Politisch bleibt das F-35-Fiasko wie so oft ohne Folgen für die Verantwortlichen. Amherd hat kurz vor Bekanntwerden die Reissleine gezogen. Der Projektleiter wechselte in die Privatwirtschaft. Das zuständige Bundesamt für Rüstung hat einen neuen Chef und auch Armee- wie Luftwaffenchef sind auf dem Absprung. So dürfte auch die angekündigte Inspektion der Geschäftsprüfungskommission des Nationalrats keine Konsequenzen haben.

«Ich will nicht sagen, dass immer alles perfekt gelaufen ist», hatte Amherd bei ihrer Rücktrittsankündigung gesagt. Und: «Wo etwas erneuert wird, können Fehler passieren.» Die Fehler aber sieht Amherd wie meist nicht bei sich. Sie macht es sich damit etwas gar einfach.

Retten, was zu retten ist

Nun muss der neue Verteidigungsminister Martin Pfister (61) versuchen zu retten, was zu retten ist. Weil der F-35-Kauf für den Bundesrat alternativlos bleibt, soll die Diplomatie ein Entgegenkommen der USA erreichen.

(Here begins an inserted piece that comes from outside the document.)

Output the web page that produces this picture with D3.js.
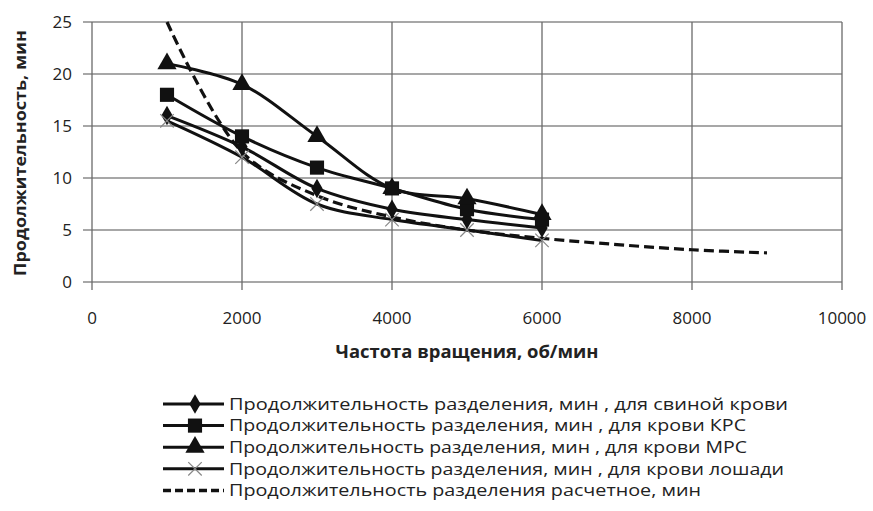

Das aber dürfte vergebliche Liebesmüh sein. Die Trump-Regierung hat keinen Grund, zulasten des US-Steuerzahlers Mehrkosten für die Schweiz zu übernehmen.

So bleiben Pfister zwei Optionen: Die eine ist, für die Mehrkosten einen Nachtragskredit zu beantragen. Dieser aber müsste eigentlich nochmals vors Stimmvolk, da dieses bisher nur einen 6-Milliarden-Kredit abgesegnet hat. Nach dem erneuten Debakel aber wäre das Risiko einer Bruchlandung gross. Womöglich zu gross.

Damit bliebe Pfister die Option, die Zahl der Jets zu senken, um den Kostenrahmen doch noch einhalten zu können. Denn andernorts ist all das Geld in der Armee kaum einzusparen.